Friday, December 19, 2008

Chopsticks and Manners

I look back at the meals I’ve had at Chinese restaurants and how classy they pretended to be, or actually were. People dressed in jeans, khakis, suits even, fumbling with chopsticks as they sat in a western fashion around the table. The waiters would bring plates of food and it’d be family style serving to their individual plates. There was just an air about it, as of someone swaggering, except sitting. I look back at it and laugh, especially at the chopsticks and the baffled expression of an erudite trying to figure out the polite way to use them. There is none. I see them as an extension of my fingers to place each piece of food in my mouth and then use them like a shovel to get the last bits of food out of the bottom of the bowl. I came to China, raised on manners, but being too lazy to use them on an everyday basis, and tried to show how polite I was to my host family by using these ideas instilled in me as a kid. They wondered what was wrong with their food. Why wasn’t I enjoying it? They didn’t believe me when I said it was delicious, (it was really just hao chi at best.) Why though? Why didn’t they believe me? Because I hadn’t tried eating it like I was hungry, I hadn’t slurped the noodles, I hadn’t burped at the end of the meal. Apparently Emily Post doesn’t quite fit in with Chinese customs. Ba had lifted his bowl to his mouth and pushed the food towards him with the chopsticks, Peter was slurping noodles noisily from the bowl to his mouth and Ma was picking small fish bones out of her mouth and putting them on a napkin on the table. I was absolutely horrified by this my first day, but somewhere deep down, I loved it. I never really understood why you had to eat like you weren’t hungry if you were starving. In China, if you’re hungry, go to town on that meal. Of course this is just from my experiences in the normal middle class dinner setting, but still I felt instantly connected to this way of eating and fell even more in love with China.
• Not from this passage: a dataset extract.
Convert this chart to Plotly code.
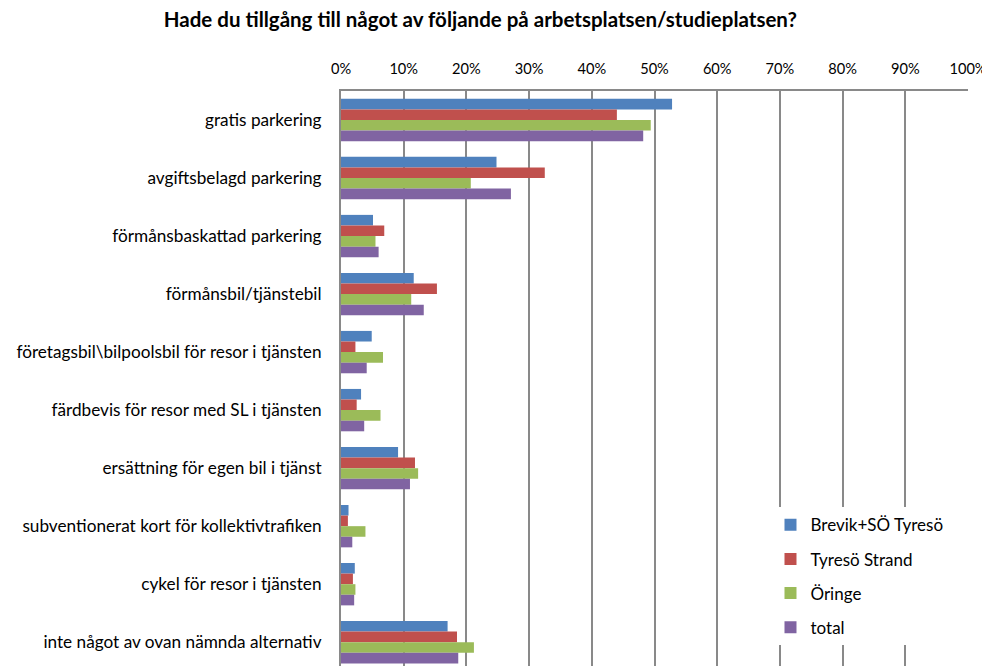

I don’t know what really made me think about this… maybe my parents being on their way to China?

2 comments:

Janet Cushey said...

i totally wish eating rules were like that here. eating is a primal, basic thing. everything alive does it. i doubt cells undergoing phagocytosis wonder if their napkin is placed just right.
i wanna eat in china.
and slurp noodles.
and show that i'm hungry!!!

Janet Cushey said...

also, merry christmas, sterling!!!
miss you, wish you were here to share it with us.